Rapid Splat Renderer 0.9.0 Nearly Doubles Frame Rate with New Rendering Pipeline

Michael Rubloff

RSR 0.9.0, released by Warpgate Labs, raises end to end frame rate from approximately 80 FPS to 143 FPS on a 5.99M splat scene at 4K. Scenes with higher splat counts and denser geometry see the largest gains. The native Direct3D 12 splat viewer for Windows, also adds desktop navigation controls and a quality selector in this release.
The new fly cam uses WASD for horizontal movement and QE for vertical, with Shift tripling movement speed. Step size on desktop scales with orbit distance; in VR the same inputs mirror the thumbstick math already in use there. Left mouse button drag now handles first person look, while middle mouse button drag continues to orbit the target.

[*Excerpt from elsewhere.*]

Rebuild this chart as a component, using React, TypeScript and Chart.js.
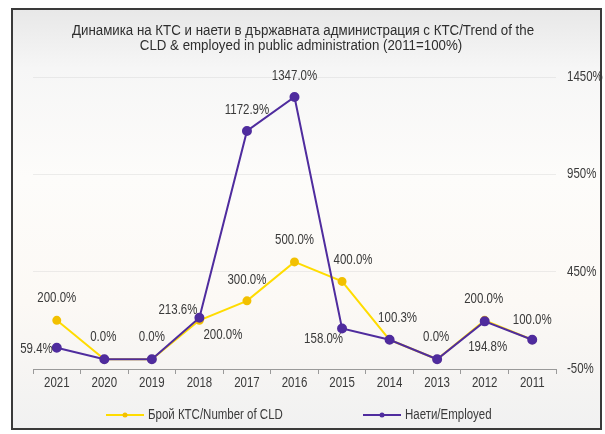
import React, { useEffect, useRef } from "react";
import { Chart, registerables } from "chart.js";

Chart.register(...registerables);

const CATEGORIES = ["2021", "2020", "2019", "2018", "2017", "2016", "2015", "2014", "2013", "2012", "2011"];
const CLD_VALUES = [200.0, 0.0, 0.0, 200.0, 300.0, 500.0, 400.0, 100.0, 0.0, 200.0, 100.0];
const EMPLOYED_VALUES = [59.4, 0.0, 0.0, 213.6, 1172.9, 1347.0, 158.0, 100.3, 0.0, 194.8, 100.0];
const CLD_NAME = "Брой КТС/Number of CLD";
const EMPLOYED_NAME = "Наети/Employed";
const TITLE_LINES = [
  "Динамика на КТС и наети в държавната администрация с КТС/Trend of the",
  "CLD & employed in public administration (2011=100%)",
];
const Y_MIN = -50;
const Y_MAX = 1450;
const Y_STEP = 500;

// label placement (style only): dx, dy offsets from the point, text alignment; null = no label
type LP = { dx: number; dy: number; align?: CanvasTextAlign } | null;
const CLD_LABEL_POS: LP[] = [
  { dx: 0, dy: -22 }, null, null, { dx: 4, dy: 15, align: "left" }, { dx: 0, dy: -21 },
  { dx: 0, dy: -22 }, { dx: 11, dy: -21 }, null, null, { dx: -1, dy: -21 }, null,
];
const EMP_LABEL_POS: LP[] = [
  { dx: -4, dy: 1, align: "right" }, { dx: -1, dy: -22 }, { dx: 0, dy: -22 }, { dx: -2, dy: -8, align: "right" },
  { dx: 0, dy: -21 }, { dx: 0, dy: -21 }, { dx: 1, dy: 11, align: "right" }, { dx: 8, dy: -22 },
  { dx: -1, dy: -22 }, { dx: 3, dy: 26 }, { dx: 0, dy: -20 },
];

const FONT = "'Liberation Sans', Arial, sans-serif";
const FONT_SIZE = 14;
const SQUEEZE = 0.82;
const TITLE_SQUEEZE = 0.95;
const TEXT = "#3a3a3a";
const YELLOW_LINE = "#ffdc00";
const YELLOW_POINT = "#f2c000";
const PURPLE = "#4f2c9e";

function drawText(
  ctx: CanvasRenderingContext2D,
  text: string,
  x: number,
  y: number,
  align: CanvasTextAlign,
  color: string,
  squeeze: number = SQUEEZE
) {
  ctx.save();
  ctx.font = `${FONT_SIZE}px ${FONT}`;
  ctx.fillStyle = color;
  ctx.textBaseline = "middle";
  ctx.textAlign = align;
  ctx.translate(x, y);
  ctx.scale(squeeze, 1);
  ctx.fillText(text, 0, 0);
  ctx.restore();
}

const decorPlugin = {
  id: "customDecor",
  afterDraw(chart: any) {
    const ctx = chart.ctx as CanvasRenderingContext2D;
    const xs = chart.scales.x;
    const ys = chart.scales.y;

    // x tick labels
    xs.ticks.forEach((t: any, i: number) => {
      drawText(ctx, String(xs.getLabelForValue(t.value)), xs.getPixelForTick(i), chart.chartArea.bottom + 14, "center", TEXT);
    });
    // y tick labels (right)
    ys.ticks.forEach((t: any) => {
      drawText(ctx, t.value + "%", chart.chartArea.right + 11, ys.getPixelForValue(t.value), "left", TEXT);
    });

    // data labels
    const drawFor = (dsIndex: number, pos: LP[]) => {
      const meta = chart.getDatasetMeta(dsIndex);
      const data = chart.data.datasets[dsIndex].data as number[];
      meta.data.forEach((pt: any, i: number) => {
        const p = pos[i];
        if (!p) return;
        drawText(ctx, data[i].toFixed(1) + "%", pt.x + p.dx, pt.y + p.dy, p.align || "center", TEXT);
      });
    };
    drawFor(0, CLD_LABEL_POS);
    drawFor(1, EMP_LABEL_POS);

    // title
    drawText(ctx, TITLE_LINES[0], 303, 31, "center", "#2e2e2e", TITLE_SQUEEZE);
    drawText(ctx, TITLE_LINES[1], 301, 46, "center", "#2e2e2e", TITLE_SQUEEZE);

    // legend
    const legendY = 415;
    const items = [
      { x: 106, ds: chart.data.datasets[0] },
      { x: 363, ds: chart.data.datasets[1] },
    ];
    items.forEach((it) => {
      ctx.save();
      ctx.strokeStyle = it.ds.borderColor;
      ctx.lineWidth = 2;
      ctx.beginPath();
      ctx.moveTo(it.x, legendY);
      ctx.lineTo(it.x + 38, legendY);
      ctx.stroke();
      ctx.fillStyle = it.ds.pointBackgroundColor;
      ctx.beginPath();
      ctx.arc(it.x + 19, legendY, 2.5, 0, Math.PI * 2);
      ctx.fill();
      ctx.restore();
      drawText(ctx, it.ds.label, it.x + 42, legendY, "left", TEXT);
    });
  },
};

export default function App() {
  const ref = useRef<HTMLCanvasElement>(null);
  useEffect(() => {
    if (!ref.current) return;
    const chart = new Chart(ref.current, {
      type: "line",
      data: {
        labels: CATEGORIES,
        datasets: [
          {
            label: CLD_NAME,
            data: CLD_VALUES,
            borderColor: YELLOW_LINE,
            backgroundColor: YELLOW_POINT,
            pointBackgroundColor: YELLOW_POINT,
            pointBorderColor: YELLOW_POINT,
            pointRadius: 3.5,
            borderWidth: 2,
            tension: 0,
            order: 1,
          },
          {
            label: EMPLOYED_NAME,
            data: EMPLOYED_VALUES,
            borderColor: PURPLE,
            backgroundColor: PURPLE,
            pointBackgroundColor: PURPLE,
            pointBorderColor: PURPLE,
            pointRadius: 4,
            borderWidth: 2,
            tension: 0,
            order: 0,
          },
        ],
      },
      options: {
        animation: false,
        responsive: false,
        maintainAspectRatio: false,
        layout: { padding: { left: 33, right: 0, top: 77, bottom: 36 } },
        plugins: { legend: { display: false }, title: { display: false }, tooltip: { enabled: false } },
        scales: {
          x: {
            type: "category",
            offset: true,
            grid: { offset: true, drawOnChartArea: false, tickLength: 5, color: "#9a9a9a" },
            border: { display: true, color: "#9a9a9a", width: 1 },
            ticks: { display: false, autoSkip: false },
            afterFit(scale: any) {
              scale.height = 29;
            },
          },
          y: {
            position: "right",
            min: Y_MIN,
            max: Y_MAX,
            ticks: { stepSize: Y_STEP, display: false },
            grid: { drawTicks: false, color: "rgba(200,200,200,0.3)" },
            border: { display: false },
            afterFit(scale: any) {
              scale.width = 49;
            },
          },
        },
      },
      plugins: [decorPlugin],
    });
    return () => chart.destroy();
  }, []);

  return (
    <div style={{ position: "fixed", left: 0, top: 0, width: 605, height: 434, background: "#fff" }}>
      <div
        style={{
          position: "absolute",
          left: 11,
          top: 8,
          width: 587,
          height: 418,
          border: "2px solid #3a3a3a",
          background:
            "linear-gradient(to bottom, #e8e8e8 0%, #f6f6f6 14%, #fdfcfa 40%, #fcf9f5 70%, #f1f1f1 100%)",
        }}
      />
      <canvas ref={ref} width={605} height={434} style={{ position: "absolute", left: 0, top: 0 }} />
    </div>
  );
}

A debugging tool ships alongside. The L key freezes the cull frustum in place, letting you fly the camera freely and observe which geometry the culling pass is rejecting. Building and testing that feature exposed two correctness bugs in the culling implementation, both fixed in 0.9.0.
The controls panel is now collapsible. A chevron in the title row rolls it down to just the title, filename, and splat count, recovering screen real estate during normal viewing. A Splat Quality dropdown (Low / Medium / High) appears in both the desktop overlay and the VR companion window, defaulting to High. Lower settings trade visual fidelity for additional performance headroom on top of what the pipeline rewrite already provides.
RSR loads standard PLY files and PlayCanvas SOG compressed files, renders spherical harmonics up to order 3, and sorts splats with a GPU radix sort without CPU round trips. DLSS Super Resolution is available on NVIDIA RTX hardware. The viewer is free for personal and non-commercial use; commercial licensing is handled separately.